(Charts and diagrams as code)
****************************************

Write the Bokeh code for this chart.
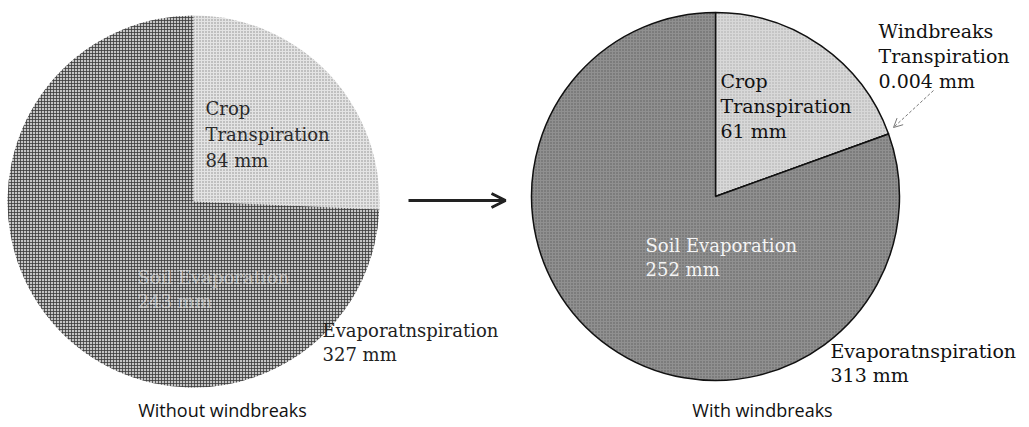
import math
from bokeh.plotting import figure
from bokeh.models import Range1d, Arrow, OpenHead, ColumnDataSource
from bokeh.core.properties import value
from bokeh.embed import file_html
from bokeh.resources import INLINE

# Water use components (mm) for the two cases
without_parts = ["Crop Transpiration", "Soil Evaporation"]
without_mm = [84, 243]
with_parts = ["Crop Transpiration", "Windbreaks Transpiration", "Soil Evaporation"]
with_mm = [61, 0.004, 252]

captions = ["Without windbreaks", "With windbreaks"]

W, H = 1029, 427


def wedge_angles(values):
    total = sum(values)
    starts, ends = [], []
    acc = 0.0
    for v in values:
        a0 = math.pi / 2 - 2 * math.pi * acc / total
        acc += v
        a1 = math.pi / 2 - 2 * math.pi * acc / total
        starts.append(a0)
        ends.append(a1)
    return starts, ends


def Y(py):
    # screen-style y (from top) to data y
    return H - py


p = figure(width=W, height=H, x_range=Range1d(0, W), y_range=Range1d(0, H),
           output_backend="svg", toolbar_location=None, min_border=0)
p.axis.visible = False
p.grid.visible = False
p.outline_line_color = None
p.background_fill_color = "white"
p.border_fill_color = "white"

# ---- left pie: without windbreaks ----
ls, le = wedge_angles(without_mm)
left_src = ColumnDataSource(dict(
    part=without_parts, mm=without_mm, start=ls, end=le,
    fill=["#e4e4e4", "#c4c4c4"],
    hatch=["#8a8a8a", "#3a3a3a"],
    pattern=["dot", "cross"],
))
p.wedge(x=193, y=Y(201), radius=186, start_angle="start", end_angle="end",
        direction="clock", source=left_src, fill_color="fill",
        hatch_pattern="pattern", hatch_color="hatch", hatch_scale=3,
        hatch_weight=0.8, line_color=None)

# ---- right pie: with windbreaks ----
rs, re_ = wedge_angles(with_mm)
right_src = ColumnDataSource(dict(
    part=with_parts, mm=with_mm, start=rs, end=re_,
    fill=["#d8d8d8", "#d8d8d8", "#909090"],
    hatch=["#a8a8a8", "#a8a8a8", "#5e5e5e"],
))
p.wedge(x=715, y=Y(196), radius=184, start_angle="start", end_angle="end",
        direction="clock", source=right_src, fill_color="fill",
        hatch_pattern="dot", hatch_color="hatch", hatch_scale=3,
        hatch_weight=1, line_color="#111111", line_width=1.5)

serif = value("DejaVu Serif")

def label(lines, x, y0, dy, color, size, alpha=1.0, font=serif, align="left"):
    ys = [Y(y0 + i * dy) for i in range(len(lines))]
    p.text(x=[x] * len(lines), y=ys, text=lines, text_font=font,
           text_font_size=size, text_color=color, text_alpha=alpha,
           text_align=align, text_baseline="middle")

# left pie labels
label(["Crop", "Transpiration", f"{without_mm[0]} mm"], 205, 108, 26,
      "#2a2a2a", "18px")
label(["Soil Evaporation", f"{without_mm[1]} mm"], 137, 277, 24,
      "#e6e6e6", "18px", alpha=0.55)
label(["Evaporatnspiration", f"{sum(without_mm)} mm"], 322, 330, 24,
      "#222222", "18px")

# right pie labels
label(["Crop", "Transpiration", f"{with_mm[0]} mm"], 720, 80, 25,
      "#111111", "19px")
label(["Soil Evaporation", f"{with_mm[2]} mm"], 645, 245, 24,
      "#f4f4f4", "18px")
label(["Windbreaks", "Transpiration", f"{with_mm[1]} mm"], 878, 30, 25,
      "#111111", "19px")
label(["Evaporatnspiration", f"{round(sum(with_mm))} mm"], 830, 350, 24,
      "#111111", "19px")

# captions
sans = value("Open Sans")
p.text(x=[222, 762], y=[Y(409), Y(409)], text=captions, text_font=sans,
       text_font_size="18px", text_color="#111111", text_align="center",
       text_baseline="middle")

# arrow between the two pies
p.add_layout(Arrow(x_start=408, y_start=Y(200), x_end=505, y_end=Y(200),
                   line_color="#222222", line_width=3,
                   end=OpenHead(size=14, line_width=3, line_color="#222222")))

# dashed pointer to the tiny windbreak slice
p.add_layout(Arrow(x_start=933, y_start=Y(90), x_end=893, y_end=Y(127),
                   line_color="#777777", line_width=1, line_dash="3 2",
                   end=OpenHead(size=9, line_width=1, line_color="#777777")))

open("out.html", "w").write(file_html(p, INLINE))
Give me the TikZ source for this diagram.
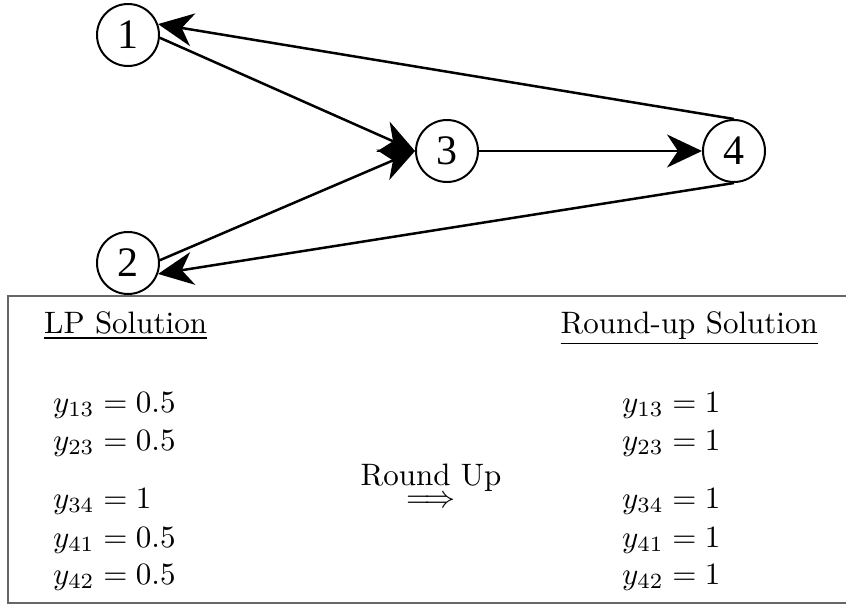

****************************************

Problem details: Skip the images and write out the rest of the listing exactly.

Solution for this task:
Write the Bokeh code for this chart.
import math
from bokeh.plotting import figure
from bokeh.models import Range1d, Arrow, OpenHead, ColumnDataSource
from bokeh.core.properties import value
from bokeh.embed import file_html
from bokeh.resources import INLINE

# Water use components (mm) for the two cases
without_parts = ["Crop Transpiration", "Soil Evaporation"]
without_mm = [84, 243]
with_parts = ["Crop Transpiration", "Windbreaks Transpiration", "Soil Evaporation"]
with_mm = [61, 0.004, 252]

captions = ["Without windbreaks", "With windbreaks"]

W, H = 1029, 427


def wedge_angles(values):
    total = sum(values)
    starts, ends = [], []
    acc = 0.0
    for v in values:
        a0 = math.pi / 2 - 2 * math.pi * acc / total
        acc += v
        a1 = math.pi / 2 - 2 * math.pi * acc / total
        starts.append(a0)
        ends.append(a1)
    return starts, ends


def Y(py):
    # screen-style y (from top) to data y
    return H - py


p = figure(width=W, height=H, x_range=Range1d(0, W), y_range=Range1d(0, H),
           output_backend="svg", toolbar_location=None, min_border=0)
p.axis.visible = False
p.grid.visible = False
p.outline_line_color = None
p.background_fill_color = "white"
p.border_fill_color = "white"

# ---- left pie: without windbreaks ----
ls, le = wedge_angles(without_mm)
left_src = ColumnDataSource(dict(
    part=without_parts, mm=without_mm, start=ls, end=le,
    fill=["#e4e4e4", "#c4c4c4"],
    hatch=["#8a8a8a", "#3a3a3a"],
    pattern=["dot", "cross"],
))
p.wedge(x=193, y=Y(201), radius=186, start_angle="start", end_angle="end",
        direction="clock", source=left_src, fill_color="fill",
        hatch_pattern="pattern", hatch_color="hatch", hatch_scale=3,
        hatch_weight=0.8, line_color=None)

# ---- right pie: with windbreaks ----
rs, re_ = wedge_angles(with_mm)
right_src = ColumnDataSource(dict(
    part=with_parts, mm=with_mm, start=rs, end=re_,
    fill=["#d8d8d8", "#d8d8d8", "#909090"],
    hatch=["#a8a8a8", "#a8a8a8", "#5e5e5e"],
))
p.wedge(x=715, y=Y(196), radius=184, start_angle="start", end_angle="end",
        direction="clock", source=right_src, fill_color="fill",
        hatch_pattern="dot", hatch_color="hatch", hatch_scale=3,
        hatch_weight=1, line_color="#111111", line_width=1.5)

serif = value("DejaVu Serif")

def label(lines, x, y0, dy, color, size, alpha=1.0, font=serif, align="left"):
    ys = [Y(y0 + i * dy) for i in range(len(lines))]
    p.text(x=[x] * len(lines), y=ys, text=lines, text_font=font,
           text_font_size=size, text_color=color, text_alpha=alpha,
           text_align=align, text_baseline="middle")

# left pie labels
label(["Crop", "Transpiration", f"{without_mm[0]} mm"], 205, 108, 26,
      "#2a2a2a", "18px")
label(["Soil Evaporation", f"{without_mm[1]} mm"], 137, 277, 24,
      "#e6e6e6", "18px", alpha=0.55)
label(["Evaporatnspiration", f"{sum(without_mm)} mm"], 322, 330, 24,
      "#222222", "18px")

# right pie labels
label(["Crop", "Transpiration", f"{with_mm[0]} mm"], 720, 80, 25,
      "#111111", "19px")
label(["Soil Evaporation", f"{with_mm[2]} mm"], 645, 245, 24,
      "#f4f4f4", "18px")
label(["Windbreaks", "Transpiration", f"{with_mm[1]} mm"], 878, 30, 25,
      "#111111", "19px")
label(["Evaporatnspiration", f"{round(sum(with_mm))} mm"], 830, 350, 24,
      "#111111", "19px")

# captions
sans = value("Open Sans")
p.text(x=[222, 762], y=[Y(409), Y(409)], text=captions, text_font=sans,
       text_font_size="18px", text_color="#111111", text_align="center",
       text_baseline="middle")

# arrow between the two pies
p.add_layout(Arrow(x_start=408, y_start=Y(200), x_end=505, y_end=Y(200),
                   line_color="#222222", line_width=3,
                   end=OpenHead(size=14, line_width=3, line_color="#222222")))

# dashed pointer to the tiny windbreak slice
p.add_layout(Arrow(x_start=933, y_start=Y(90), x_end=893, y_end=Y(127),
                   line_color="#777777", line_width=1, line_dash="3 2",
                   end=OpenHead(size=9, line_width=1, line_color="#777777")))

open("out.html", "w").write(file_html(p, INLINE))
Give me the TikZ source for this diagram.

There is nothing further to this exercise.